_Problem_
Give the data below again exactly as it stands. Omit the pictures.

_Data shown_
"""

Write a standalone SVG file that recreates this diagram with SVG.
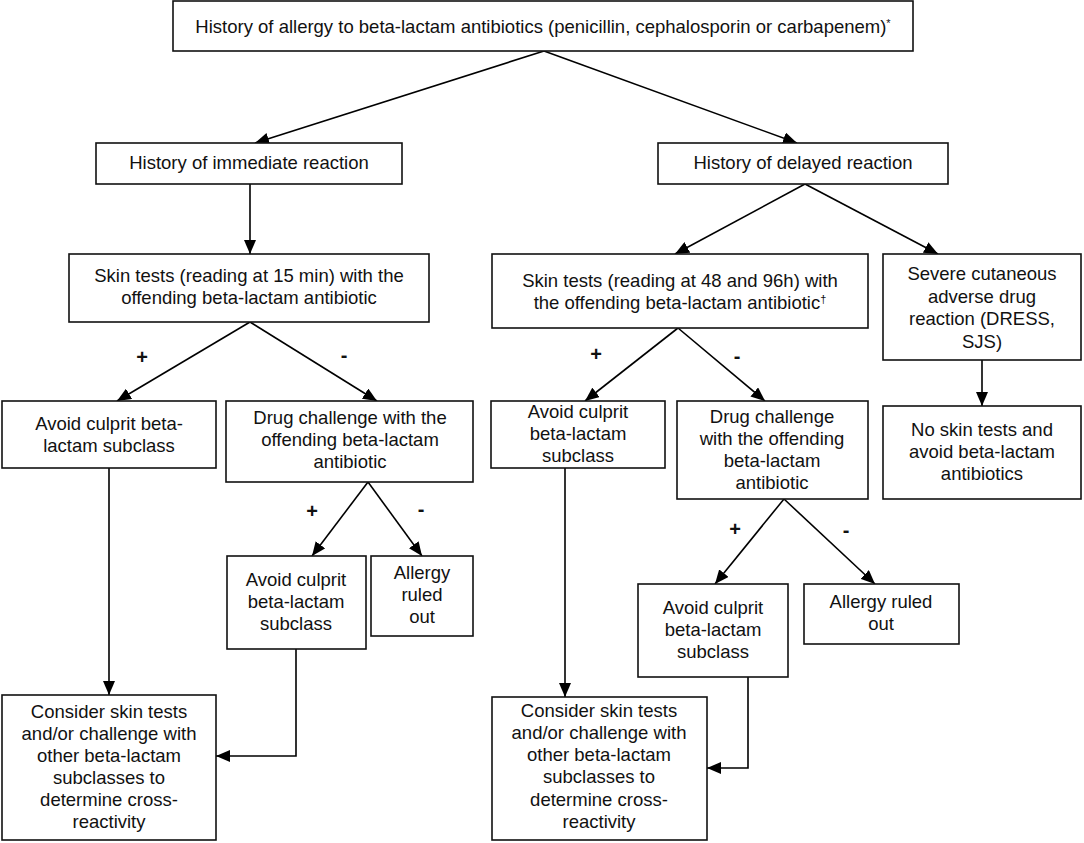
<svg xmlns="http://www.w3.org/2000/svg" width="1084" height="843" viewBox="0 0 1084 843">
<defs>
<marker id="ah" markerUnits="userSpaceOnUse" markerWidth="14" markerHeight="12" viewBox="0 0 14 12" refX="14" refY="6" orient="auto">
<path d="M0,0 L14,6 L0,12 z" fill="#000"/>
</marker>
<style>
rect{fill:#fff;stroke:#111;stroke-width:1.6}
text{font-family:"Liberation Sans",Arial,sans-serif;font-size:18.5px;fill:#111;text-anchor:middle}
.sign{font-weight:bold;font-size:20px}
.c{stroke:#000;stroke-width:1.6;fill:none;marker-end:url(#ah)}
.sup{font-size:11px}
</style>
</defs>
<rect x="0" y="0" width="1084" height="843" style="fill:#fff;stroke:none"/>
<g id="connectors">
<line class="c" x1="544" y1="51" x2="255" y2="143"/>
<line class="c" x1="544" y1="51" x2="797" y2="143"/>
<line class="c" x1="250" y1="184" x2="250" y2="254"/>
<line class="c" x1="805" y1="184" x2="675" y2="254"/>
<line class="c" x1="805" y1="184" x2="938" y2="254"/>
<line class="c" x1="250" y1="322" x2="117" y2="401"/>
<line class="c" x1="250" y1="322" x2="377" y2="401"/>
<line class="c" x1="678" y1="328" x2="585" y2="401"/>
<line class="c" x1="678" y1="328" x2="765" y2="401"/>
<line class="c" x1="982" y1="360" x2="982" y2="406"/>
<line class="c" x1="368" y1="482" x2="312" y2="556"/>
<line class="c" x1="368" y1="482" x2="422" y2="556"/>
<line class="c" x1="784" y1="499" x2="715" y2="584"/>
<line class="c" x1="784" y1="499" x2="875" y2="584"/>
<line class="c" x1="109" y1="468" x2="109" y2="695"/>
<polyline class="c" points="296,649 296,756 216,756"/>
<line class="c" x1="565" y1="468" x2="565" y2="697"/>
<polyline class="c" points="748,677 748,768 707,768"/>
<text class="sign" x="142" y="364">+</text>
<text class="sign" x="344" y="362">-</text>
<text class="sign" x="312" y="518">+</text>
<text class="sign" x="421" y="516">-</text>
<text class="sign" x="596" y="361">+</text>
<text class="sign" x="737" y="363">-</text>
<text class="sign" x="735" y="536">+</text>
<text class="sign" x="846" y="537">-</text>
</g>
<g id="top"><rect x="173" y="1" width="740" height="50"/><text x="543" y="33">History of allergy to beta-lactam antibiotics (penicillin, cephalosporin or carbapenem)<tspan class="sup" dy="-6">*</tspan></text></g>
<g id="immediate"><rect x="96" y="143" width="306" height="41"/><text x="249" y="169">History of immediate reaction</text></g>
<g id="delayed"><rect x="658" y="143" width="290" height="41"/><text x="803" y="169">History of delayed reaction</text></g>
<g id="skinL"><rect x="69" y="254" width="360" height="68"/><text x="249" y="282">Skin tests (reading at 15 min) with the</text><text x="249" y="304">offending beta-lactam antibiotic</text></g>
<g id="skinR"><rect x="492" y="254" width="376" height="74"/><text x="680" y="287">Skin tests (reading at 48 and 96h) with</text><text x="680" y="309">the offending beta-lactam antibiotic<tspan class="sup" dy="-6">†</tspan></text></g>
<g id="severe"><rect x="883" y="254" width="198" height="106"/><text x="982" y="280">Severe cutaneous</text><text x="982" y="303">adverse drug</text><text x="982" y="325">reaction (DRESS,</text><text x="982" y="348">SJS)</text></g>
<g id="avoidL"><rect x="2" y="401" width="214" height="67"/><text x="109" y="430">Avoid culprit beta-</text><text x="109" y="452">lactam subclass</text></g>
<g id="challengeL"><rect x="226" y="401" width="247" height="81"/><text x="350" y="424">Drug challenge with the</text><text x="350" y="446">offending beta-lactam</text><text x="350" y="468">antibiotic</text></g>
<g id="avoidR"><rect x="491" y="401" width="174" height="67"/><text x="578" y="418">Avoid culprit</text><text x="578" y="440">beta-lactam</text><text x="578" y="462">subclass</text></g>
<g id="challengeR"><rect x="677" y="401" width="191" height="98"/><text x="772" y="423">Drug challenge</text><text x="772" y="445">with the offending</text><text x="772" y="467">beta-lactam</text><text x="772" y="489">antibiotic</text></g>
<g id="noskin"><rect x="883" y="406" width="198" height="93"/><text x="982" y="436">No skin tests and</text><text x="982" y="458">avoid beta-lactam</text><text x="982" y="480">antibiotics</text></g>
<g id="avoid2"><rect x="227" y="556" width="139" height="93"/><text x="296" y="586">Avoid culprit</text><text x="296" y="608">beta-lactam</text><text x="296" y="630">subclass</text></g>
<g id="allergyL"><rect x="371" y="556" width="102" height="80"/><text x="422" y="579">Allergy</text><text x="422" y="601">ruled</text><text x="422" y="623">out</text></g>
<g id="avoid3"><rect x="638" y="584" width="150" height="93"/><text x="713" y="614">Avoid culprit</text><text x="713" y="636">beta-lactam</text><text x="713" y="658">subclass</text></g>
<g id="allergyR"><rect x="804" y="584" width="155" height="60"/><text x="881" y="608">Allergy ruled</text><text x="881" y="630">out</text></g>
<g id="considerL"><rect x="2" y="695" width="214" height="145"/><text x="109" y="718">Consider skin tests</text><text x="109" y="740">and/or challenge with</text><text x="109" y="762">other beta-lactam</text><text x="109" y="784">subclasses to</text><text x="109" y="806">determine cross-</text><text x="109" y="828">reactivity</text></g>
<g id="considerR"><rect x="492" y="697" width="215" height="143"/><text x="599" y="717">Consider skin tests</text><text x="599" y="739">and/or challenge with</text><text x="599" y="761">other beta-lactam</text><text x="599" y="783">subclasses to</text><text x="599" y="806">determine cross-</text><text x="599" y="828">reactivity</text></g>
</svg>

"""

_Exercise answer_
Write a standalone SVG file that recreates this diagram with SVG.
<svg xmlns="http://www.w3.org/2000/svg" width="1084" height="843" viewBox="0 0 1084 843">
<defs>
<marker id="ah" markerUnits="userSpaceOnUse" markerWidth="14" markerHeight="12" viewBox="0 0 14 12" refX="14" refY="6" orient="auto">
<path d="M0,0 L14,6 L0,12 z" fill="#000"/>
</marker>
<style>
rect{fill:#fff;stroke:#111;stroke-width:1.6}
text{font-family:"Liberation Sans",Arial,sans-serif;font-size:18.5px;fill:#111;text-anchor:middle}
.sign{font-weight:bold;font-size:20px}
.c{stroke:#000;stroke-width:1.6;fill:none;marker-end:url(#ah)}
.sup{font-size:11px}
</style>
</defs>
<rect x="0" y="0" width="1084" height="843" style="fill:#fff;stroke:none"/>
<g id="connectors">
<line class="c" x1="544" y1="51" x2="255" y2="143"/>
<line class="c" x1="544" y1="51" x2="797" y2="143"/>
<line class="c" x1="250" y1="184" x2="250" y2="254"/>
<line class="c" x1="805" y1="184" x2="675" y2="254"/>
<line class="c" x1="805" y1="184" x2="938" y2="254"/>
<line class="c" x1="250" y1="322" x2="117" y2="401"/>
<line class="c" x1="250" y1="322" x2="377" y2="401"/>
<line class="c" x1="678" y1="328" x2="585" y2="401"/>
<line class="c" x1="678" y1="328" x2="765" y2="401"/>
<line class="c" x1="982" y1="360" x2="982" y2="406"/>
<line class="c" x1="368" y1="482" x2="312" y2="556"/>
<line class="c" x1="368" y1="482" x2="422" y2="556"/>
<line class="c" x1="784" y1="499" x2="715" y2="584"/>
<line class="c" x1="784" y1="499" x2="875" y2="584"/>
<line class="c" x1="109" y1="468" x2="109" y2="695"/>
<polyline class="c" points="296,649 296,756 216,756"/>
<line class="c" x1="565" y1="468" x2="565" y2="697"/>
<polyline class="c" points="748,677 748,768 707,768"/>
<text class="sign" x="142" y="364">+</text>
<text class="sign" x="344" y="362">-</text>
<text class="sign" x="312" y="518">+</text>
<text class="sign" x="421" y="516">-</text>
<text class="sign" x="596" y="361">+</text>
<text class="sign" x="737" y="363">-</text>
<text class="sign" x="735" y="536">+</text>
<text class="sign" x="846" y="537">-</text>
</g>
<g id="top"><rect x="173" y="1" width="740" height="50"/><text x="543" y="33">History of allergy to beta-lactam antibiotics (penicillin, cephalosporin or carbapenem)<tspan class="sup" dy="-6">*</tspan></text></g>
<g id="immediate"><rect x="96" y="143" width="306" height="41"/><text x="249" y="169">History of immediate reaction</text></g>
<g id="delayed"><rect x="658" y="143" width="290" height="41"/><text x="803" y="169">History of delayed reaction</text></g>
<g id="skinL"><rect x="69" y="254" width="360" height="68"/><text x="249" y="282">Skin tests (reading at 15 min) with the</text><text x="249" y="304">offending beta-lactam antibiotic</text></g>
<g id="skinR"><rect x="492" y="254" width="376" height="74"/><text x="680" y="287">Skin tests (reading at 48 and 96h) with</text><text x="680" y="309">the offending beta-lactam antibiotic<tspan class="sup" dy="-6">†</tspan></text></g>
<g id="severe"><rect x="883" y="254" width="198" height="106"/><text x="982" y="280">Severe cutaneous</text><text x="982" y="303">adverse drug</text><text x="982" y="325">reaction (DRESS,</text><text x="982" y="348">SJS)</text></g>
<g id="avoidL"><rect x="2" y="401" width="214" height="67"/><text x="109" y="430">Avoid culprit beta-</text><text x="109" y="452">lactam subclass</text></g>
<g id="challengeL"><rect x="226" y="401" width="247" height="81"/><text x="350" y="424">Drug challenge with the</text><text x="350" y="446">offending beta-lactam</text><text x="350" y="468">antibiotic</text></g>
<g id="avoidR"><rect x="491" y="401" width="174" height="67"/><text x="578" y="418">Avoid culprit</text><text x="578" y="440">beta-lactam</text><text x="578" y="462">subclass</text></g>
<g id="challengeR"><rect x="677" y="401" width="191" height="98"/><text x="772" y="423">Drug challenge</text><text x="772" y="445">with the offending</text><text x="772" y="467">beta-lactam</text><text x="772" y="489">antibiotic</text></g>
<g id="noskin"><rect x="883" y="406" width="198" height="93"/><text x="982" y="436">No skin tests and</text><text x="982" y="458">avoid beta-lactam</text><text x="982" y="480">antibiotics</text></g>
<g id="avoid2"><rect x="227" y="556" width="139" height="93"/><text x="296" y="586">Avoid culprit</text><text x="296" y="608">beta-lactam</text><text x="296" y="630">subclass</text></g>
<g id="allergyL"><rect x="371" y="556" width="102" height="80"/><text x="422" y="579">Allergy</text><text x="422" y="601">ruled</text><text x="422" y="623">out</text></g>
<g id="avoid3"><rect x="638" y="584" width="150" height="93"/><text x="713" y="614">Avoid culprit</text><text x="713" y="636">beta-lactam</text><text x="713" y="658">subclass</text></g>
<g id="allergyR"><rect x="804" y="584" width="155" height="60"/><text x="881" y="608">Allergy ruled</text><text x="881" y="630">out</text></g>
<g id="considerL"><rect x="2" y="695" width="214" height="145"/><text x="109" y="718">Consider skin tests</text><text x="109" y="740">and/or challenge with</text><text x="109" y="762">other beta-lactam</text><text x="109" y="784">subclasses to</text><text x="109" y="806">determine cross-</text><text x="109" y="828">reactivity</text></g>
<g id="considerR"><rect x="492" y="697" width="215" height="143"/><text x="599" y="717">Consider skin tests</text><text x="599" y="739">and/or challenge with</text><text x="599" y="761">other beta-lactam</text><text x="599" y="783">subclasses to</text><text x="599" y="806">determine cross-</text><text x="599" y="828">reactivity</text></g>
</svg>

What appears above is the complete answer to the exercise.